Utah Gov. Gary Herbert has come out strongly in favor of Question 1. He and Utah Jazz owner Gail Miller endorse the question in television commercials and he regularly urges Utahns to support the question during public appearances.
Cox describes the political support for Question 1 as "encouraging" and "significant."
"It's nothing short of incredible when you consider the Legislature in a fiscally conservative state, 79 state lawmakers, the majority of which are Republican, voted to put this on the ballot. They believe that education is underfunded. Before they move forward with this, they want to hear from the public," Cox said.
Supporters say the average driver will pay just $4 a month more in fuel tax, which will generate more than $100 million annually for public education, the equivalent of $150 per student. Higher education would receive $25 million annually while local road funding would increase $55 million per year if Question 1 is approved by voters and the Utah Legislature votes to implement its provisions.
An online tool on the supporters' website demonstrates the potential allocations to public schools. The funds will be allocated according to student enrollment, which means the state's largest high schools would receive more than $400,000 each for a schoolwide initiative to improve student achievement.
"When people realize this is funding coming straight to their school to help their kids and their teachers, that's when we see support go up most," Cox said.
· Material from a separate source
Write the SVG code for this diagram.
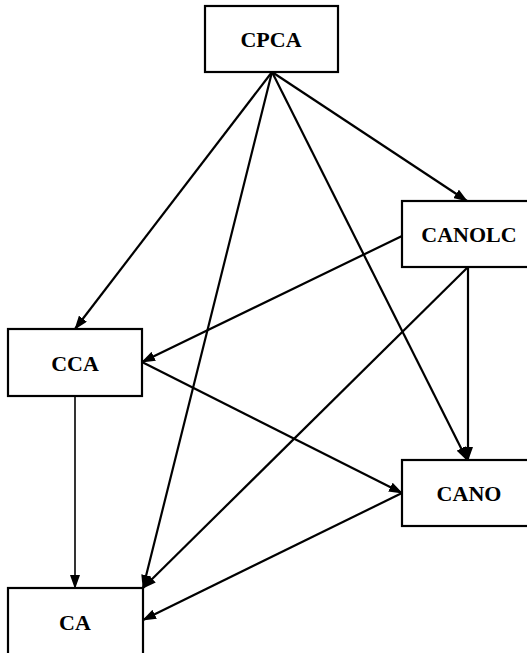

Williamson said state spending for Utah schools has increased significantly in the past three years as educators have successfully lobbied lawmakers to provide more funding to recruit and retain teachers.
"Our thing is, we have a $16.8 billion budget in Utah. It's ballooned $2 billion over the last few years," Williamson said, adding "we believe Utah's budget currently has enough funding to adequately pay for K-12 education. Unfortunately sometimes, Utah's budget acts like a leaky sieve. We can continue to raise a variety of taxes but a lot of that revenue will end up in other places."
Most concerning, Williamson said, is that "we're not able to track spending to the classroom, down to the student level.
"Until we figure out where the money's going and prioritize our current funding and figure out ways where we can improve where we may be spending inefficiently, we shouldn't be asking for taxpayers to basically pay for another tax increase to fund education," she said.
Question 1 would invest money directly in classrooms, Cox said. The tax revenue cannot be used for school construction or district administration.
Instead, local boards of education will create districtwide plans and annually assess school improvement. Schools will be required to achieve 1 percent growth year to year under the statewide school accountability system.
Schools that do not reach that benchmark have to revise their teacher and student success plans. Revised plans will require approval of their local school board.
This is an important accountability measure, Stokes said.
"We've just pummeled the school system with accountability and testing. All of that is happening and they're all expected to do that without any more additional resources. This is an opportunity to say 'Yes, we're going to hold you accountable. We're also going to give you some resources so that you can actually do something to raise those test scores and improve those outcomes,' which we've never done before," Stokes said.
Question 1 was a compromise between state lawmakers and backers of the citizen initiative Our Schools Now. The initiative sought to raise income tax and sales tax, resulting in an estimated $700 million for education annually.
In the waning days of the 2018 general session of the Utah Legislature, supporters of Our Schools Now agreed to halt their initiative efforts. Legislative leaders said raising the state's income tax, as the initiative proposed, could imperil Utah's growing economy.
Lawmakers agreed to place Question 1 on the ballot. They also agreed to a five-year freeze in the only property tax levy set by state lawmakers, which allows more education revenue to be captured as property values rise.
According to Question 1 campaign literature, the compromise will increase $845 per student over the next five years.